**REQUIREMENTS**: Repeat everything from the first line of the listing below through the line that contains "left_inner_values = [3, 2, 47]", exactly. Leave out pictures.
### MATERIAL PROVIDED
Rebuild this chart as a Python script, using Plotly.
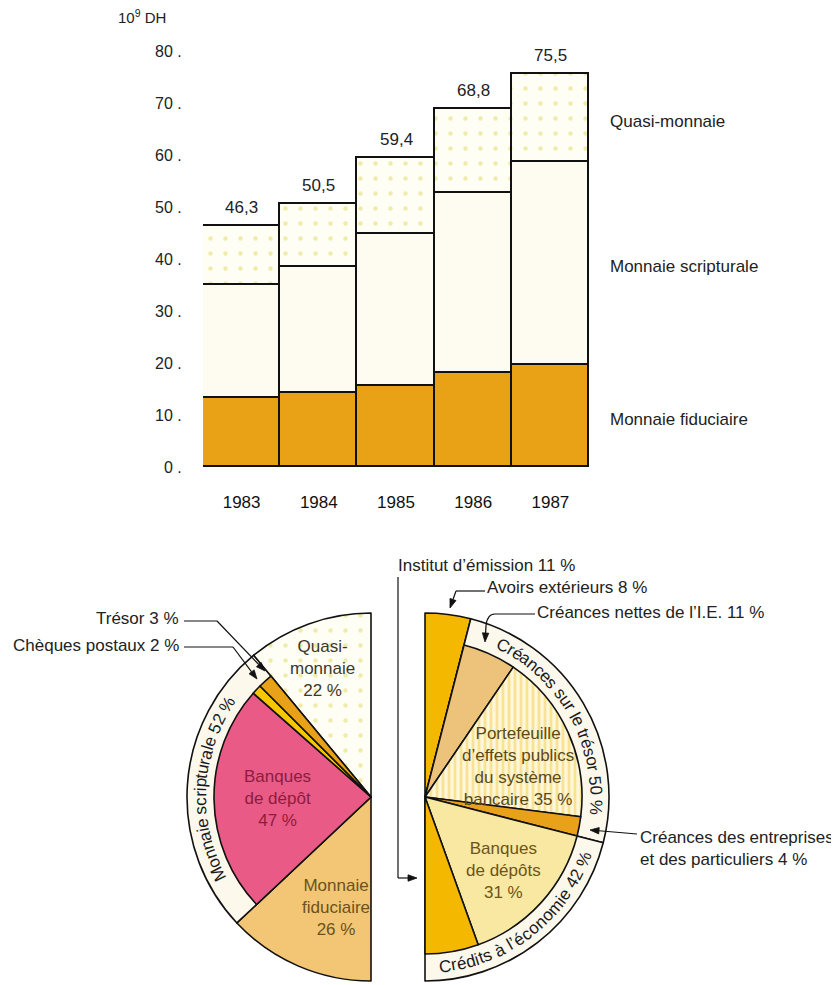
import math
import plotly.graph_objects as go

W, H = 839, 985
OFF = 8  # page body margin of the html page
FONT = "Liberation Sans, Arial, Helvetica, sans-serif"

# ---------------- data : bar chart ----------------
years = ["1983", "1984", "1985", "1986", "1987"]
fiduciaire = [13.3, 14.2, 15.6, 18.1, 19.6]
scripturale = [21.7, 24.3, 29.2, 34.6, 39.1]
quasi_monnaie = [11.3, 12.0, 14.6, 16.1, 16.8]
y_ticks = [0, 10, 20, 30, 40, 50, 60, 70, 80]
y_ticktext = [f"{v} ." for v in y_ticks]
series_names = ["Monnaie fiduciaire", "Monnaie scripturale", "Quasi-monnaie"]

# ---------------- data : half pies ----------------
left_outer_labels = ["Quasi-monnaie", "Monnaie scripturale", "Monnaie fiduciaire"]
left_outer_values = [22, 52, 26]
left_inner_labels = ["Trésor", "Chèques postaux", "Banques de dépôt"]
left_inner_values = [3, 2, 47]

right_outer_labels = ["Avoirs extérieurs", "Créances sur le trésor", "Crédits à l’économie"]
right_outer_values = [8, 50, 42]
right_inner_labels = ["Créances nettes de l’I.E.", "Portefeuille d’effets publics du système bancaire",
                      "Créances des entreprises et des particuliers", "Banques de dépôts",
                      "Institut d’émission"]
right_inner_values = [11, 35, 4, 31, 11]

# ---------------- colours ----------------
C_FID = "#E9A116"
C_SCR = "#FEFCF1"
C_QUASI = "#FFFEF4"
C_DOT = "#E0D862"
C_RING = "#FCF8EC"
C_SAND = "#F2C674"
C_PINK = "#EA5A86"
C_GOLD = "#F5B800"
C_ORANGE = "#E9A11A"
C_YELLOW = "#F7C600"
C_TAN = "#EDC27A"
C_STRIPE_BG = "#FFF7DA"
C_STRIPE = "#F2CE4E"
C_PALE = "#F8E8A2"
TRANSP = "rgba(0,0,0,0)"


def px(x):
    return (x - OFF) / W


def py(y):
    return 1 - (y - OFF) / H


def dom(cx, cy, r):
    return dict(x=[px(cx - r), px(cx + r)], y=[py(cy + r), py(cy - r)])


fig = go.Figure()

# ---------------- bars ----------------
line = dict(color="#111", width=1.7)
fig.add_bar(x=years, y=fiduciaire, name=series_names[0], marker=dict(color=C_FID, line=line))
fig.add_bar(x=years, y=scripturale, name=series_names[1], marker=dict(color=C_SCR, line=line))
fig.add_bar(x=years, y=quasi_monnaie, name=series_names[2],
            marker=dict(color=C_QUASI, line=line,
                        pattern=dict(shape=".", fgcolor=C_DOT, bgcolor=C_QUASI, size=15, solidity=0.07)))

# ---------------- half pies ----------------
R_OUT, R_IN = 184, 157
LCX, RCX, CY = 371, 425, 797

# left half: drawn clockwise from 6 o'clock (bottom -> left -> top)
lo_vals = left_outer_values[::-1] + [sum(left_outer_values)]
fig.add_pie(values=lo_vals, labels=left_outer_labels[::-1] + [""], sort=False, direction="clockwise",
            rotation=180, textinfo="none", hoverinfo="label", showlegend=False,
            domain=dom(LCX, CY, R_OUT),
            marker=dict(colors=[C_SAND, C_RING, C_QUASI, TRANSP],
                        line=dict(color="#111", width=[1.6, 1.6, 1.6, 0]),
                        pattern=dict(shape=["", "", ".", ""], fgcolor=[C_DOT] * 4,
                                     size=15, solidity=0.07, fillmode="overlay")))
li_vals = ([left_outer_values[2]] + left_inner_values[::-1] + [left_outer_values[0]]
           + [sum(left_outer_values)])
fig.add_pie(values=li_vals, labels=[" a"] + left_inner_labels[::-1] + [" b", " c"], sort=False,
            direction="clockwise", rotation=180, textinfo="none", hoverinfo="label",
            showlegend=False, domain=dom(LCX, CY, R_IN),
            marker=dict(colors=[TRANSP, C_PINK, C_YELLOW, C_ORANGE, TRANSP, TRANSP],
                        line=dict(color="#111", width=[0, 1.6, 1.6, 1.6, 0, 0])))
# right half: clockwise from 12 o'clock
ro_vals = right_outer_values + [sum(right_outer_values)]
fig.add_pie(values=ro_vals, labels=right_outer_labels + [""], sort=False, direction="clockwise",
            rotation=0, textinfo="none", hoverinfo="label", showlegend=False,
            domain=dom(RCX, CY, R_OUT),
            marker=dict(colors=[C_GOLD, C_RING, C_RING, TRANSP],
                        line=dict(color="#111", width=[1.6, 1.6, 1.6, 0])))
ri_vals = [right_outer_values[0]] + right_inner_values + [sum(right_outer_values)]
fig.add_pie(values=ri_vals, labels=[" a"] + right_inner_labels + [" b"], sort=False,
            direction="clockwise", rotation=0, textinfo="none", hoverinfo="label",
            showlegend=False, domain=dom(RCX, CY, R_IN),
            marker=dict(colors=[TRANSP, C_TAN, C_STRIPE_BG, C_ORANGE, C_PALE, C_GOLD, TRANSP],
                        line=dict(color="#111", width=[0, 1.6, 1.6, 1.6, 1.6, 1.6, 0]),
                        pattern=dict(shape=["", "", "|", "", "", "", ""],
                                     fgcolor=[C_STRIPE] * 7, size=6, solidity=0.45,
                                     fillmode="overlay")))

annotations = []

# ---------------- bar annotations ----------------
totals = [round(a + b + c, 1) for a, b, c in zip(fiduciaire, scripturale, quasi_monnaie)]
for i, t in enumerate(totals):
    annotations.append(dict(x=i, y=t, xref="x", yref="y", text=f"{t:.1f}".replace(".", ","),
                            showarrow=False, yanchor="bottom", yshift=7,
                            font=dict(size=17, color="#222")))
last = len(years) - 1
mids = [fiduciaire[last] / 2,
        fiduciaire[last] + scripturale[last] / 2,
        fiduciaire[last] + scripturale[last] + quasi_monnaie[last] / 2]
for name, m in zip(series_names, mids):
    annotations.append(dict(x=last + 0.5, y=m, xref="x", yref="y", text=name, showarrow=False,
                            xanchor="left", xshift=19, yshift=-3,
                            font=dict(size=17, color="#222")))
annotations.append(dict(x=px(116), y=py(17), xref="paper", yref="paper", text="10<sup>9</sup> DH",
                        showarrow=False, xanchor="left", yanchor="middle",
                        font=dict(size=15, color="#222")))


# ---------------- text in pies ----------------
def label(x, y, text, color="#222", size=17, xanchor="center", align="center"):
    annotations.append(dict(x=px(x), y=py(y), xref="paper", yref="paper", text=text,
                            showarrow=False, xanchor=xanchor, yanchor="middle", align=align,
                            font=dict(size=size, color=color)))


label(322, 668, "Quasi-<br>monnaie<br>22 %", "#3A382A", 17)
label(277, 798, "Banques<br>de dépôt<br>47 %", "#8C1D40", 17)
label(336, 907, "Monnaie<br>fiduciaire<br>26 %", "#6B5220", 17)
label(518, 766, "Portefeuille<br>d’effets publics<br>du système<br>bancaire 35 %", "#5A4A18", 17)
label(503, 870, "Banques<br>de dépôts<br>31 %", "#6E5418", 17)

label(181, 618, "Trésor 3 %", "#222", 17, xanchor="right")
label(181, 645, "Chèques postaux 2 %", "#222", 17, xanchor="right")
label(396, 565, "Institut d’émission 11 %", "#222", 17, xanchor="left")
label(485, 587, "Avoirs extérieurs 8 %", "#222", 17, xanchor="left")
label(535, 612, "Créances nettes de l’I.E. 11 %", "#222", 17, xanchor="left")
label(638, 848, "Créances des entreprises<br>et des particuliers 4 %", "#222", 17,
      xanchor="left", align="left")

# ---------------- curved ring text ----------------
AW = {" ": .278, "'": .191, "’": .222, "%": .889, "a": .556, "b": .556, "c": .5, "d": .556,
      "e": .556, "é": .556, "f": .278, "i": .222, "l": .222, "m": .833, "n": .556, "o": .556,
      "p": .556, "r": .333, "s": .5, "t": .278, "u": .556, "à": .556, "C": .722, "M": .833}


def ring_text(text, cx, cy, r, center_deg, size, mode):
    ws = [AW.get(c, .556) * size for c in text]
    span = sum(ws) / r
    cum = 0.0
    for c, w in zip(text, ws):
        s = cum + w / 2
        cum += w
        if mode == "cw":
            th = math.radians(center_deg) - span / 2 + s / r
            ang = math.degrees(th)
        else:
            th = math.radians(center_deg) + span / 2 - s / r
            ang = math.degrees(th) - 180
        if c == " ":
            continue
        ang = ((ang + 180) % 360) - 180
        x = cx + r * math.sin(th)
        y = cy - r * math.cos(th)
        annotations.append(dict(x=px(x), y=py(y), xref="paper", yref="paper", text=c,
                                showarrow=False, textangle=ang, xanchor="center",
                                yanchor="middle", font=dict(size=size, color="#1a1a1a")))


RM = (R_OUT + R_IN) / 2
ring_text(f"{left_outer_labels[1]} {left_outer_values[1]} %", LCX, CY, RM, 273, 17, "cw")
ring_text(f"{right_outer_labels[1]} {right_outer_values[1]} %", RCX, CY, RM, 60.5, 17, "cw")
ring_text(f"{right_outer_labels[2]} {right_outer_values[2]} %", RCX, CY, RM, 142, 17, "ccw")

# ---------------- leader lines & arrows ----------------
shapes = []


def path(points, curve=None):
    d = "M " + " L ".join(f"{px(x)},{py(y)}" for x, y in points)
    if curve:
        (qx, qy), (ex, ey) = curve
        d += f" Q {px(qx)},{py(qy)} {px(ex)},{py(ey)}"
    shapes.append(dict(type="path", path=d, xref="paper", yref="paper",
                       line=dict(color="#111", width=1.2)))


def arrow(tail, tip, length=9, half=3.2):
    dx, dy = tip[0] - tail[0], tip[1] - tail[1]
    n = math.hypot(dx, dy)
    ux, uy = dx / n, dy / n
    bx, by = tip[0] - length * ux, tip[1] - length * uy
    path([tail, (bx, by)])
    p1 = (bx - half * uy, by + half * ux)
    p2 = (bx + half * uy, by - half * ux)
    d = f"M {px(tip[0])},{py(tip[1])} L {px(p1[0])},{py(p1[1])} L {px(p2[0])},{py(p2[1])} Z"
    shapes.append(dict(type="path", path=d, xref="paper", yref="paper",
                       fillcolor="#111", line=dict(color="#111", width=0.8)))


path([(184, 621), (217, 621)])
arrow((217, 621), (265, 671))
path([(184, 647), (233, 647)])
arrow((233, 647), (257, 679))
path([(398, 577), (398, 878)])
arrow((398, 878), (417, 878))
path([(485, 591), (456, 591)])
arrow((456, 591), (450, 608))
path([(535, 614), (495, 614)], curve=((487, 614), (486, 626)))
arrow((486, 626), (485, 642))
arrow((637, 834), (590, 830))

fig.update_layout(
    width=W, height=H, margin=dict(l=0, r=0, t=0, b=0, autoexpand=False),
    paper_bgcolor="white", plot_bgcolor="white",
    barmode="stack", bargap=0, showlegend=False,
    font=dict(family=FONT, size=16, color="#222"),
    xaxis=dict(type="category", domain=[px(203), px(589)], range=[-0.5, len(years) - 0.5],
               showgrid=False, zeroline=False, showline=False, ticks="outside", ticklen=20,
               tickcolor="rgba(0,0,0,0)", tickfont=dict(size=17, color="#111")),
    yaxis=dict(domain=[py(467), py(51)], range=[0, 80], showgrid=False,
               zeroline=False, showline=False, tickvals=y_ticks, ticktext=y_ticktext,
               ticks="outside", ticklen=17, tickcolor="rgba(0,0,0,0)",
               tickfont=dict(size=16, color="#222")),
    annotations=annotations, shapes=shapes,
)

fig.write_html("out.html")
######
**EXERCISE ANSWER**:
Rebuild this chart as a Python script, using Plotly.
import math
import plotly.graph_objects as go

W, H = 839, 985
OFF = 8  # page body margin of the html page
FONT = "Liberation Sans, Arial, Helvetica, sans-serif"

# ---------------- data : bar chart ----------------
years = ["1983", "1984", "1985", "1986", "1987"]
fiduciaire = [13.3, 14.2, 15.6, 18.1, 19.6]
scripturale = [21.7, 24.3, 29.2, 34.6, 39.1]
quasi_monnaie = [11.3, 12.0, 14.6, 16.1, 16.8]
y_ticks = [0, 10, 20, 30, 40, 50, 60, 70, 80]
y_ticktext = [f"{v} ." for v in y_ticks]
series_names = ["Monnaie fiduciaire", "Monnaie scripturale", "Quasi-monnaie"]

# ---------------- data : half pies ----------------
left_outer_labels = ["Quasi-monnaie", "Monnaie scripturale", "Monnaie fiduciaire"]
left_outer_values = [22, 52, 26]
left_inner_labels = ["Trésor", "Chèques postaux", "Banques de dépôt"]
left_inner_values = [3, 2, 47]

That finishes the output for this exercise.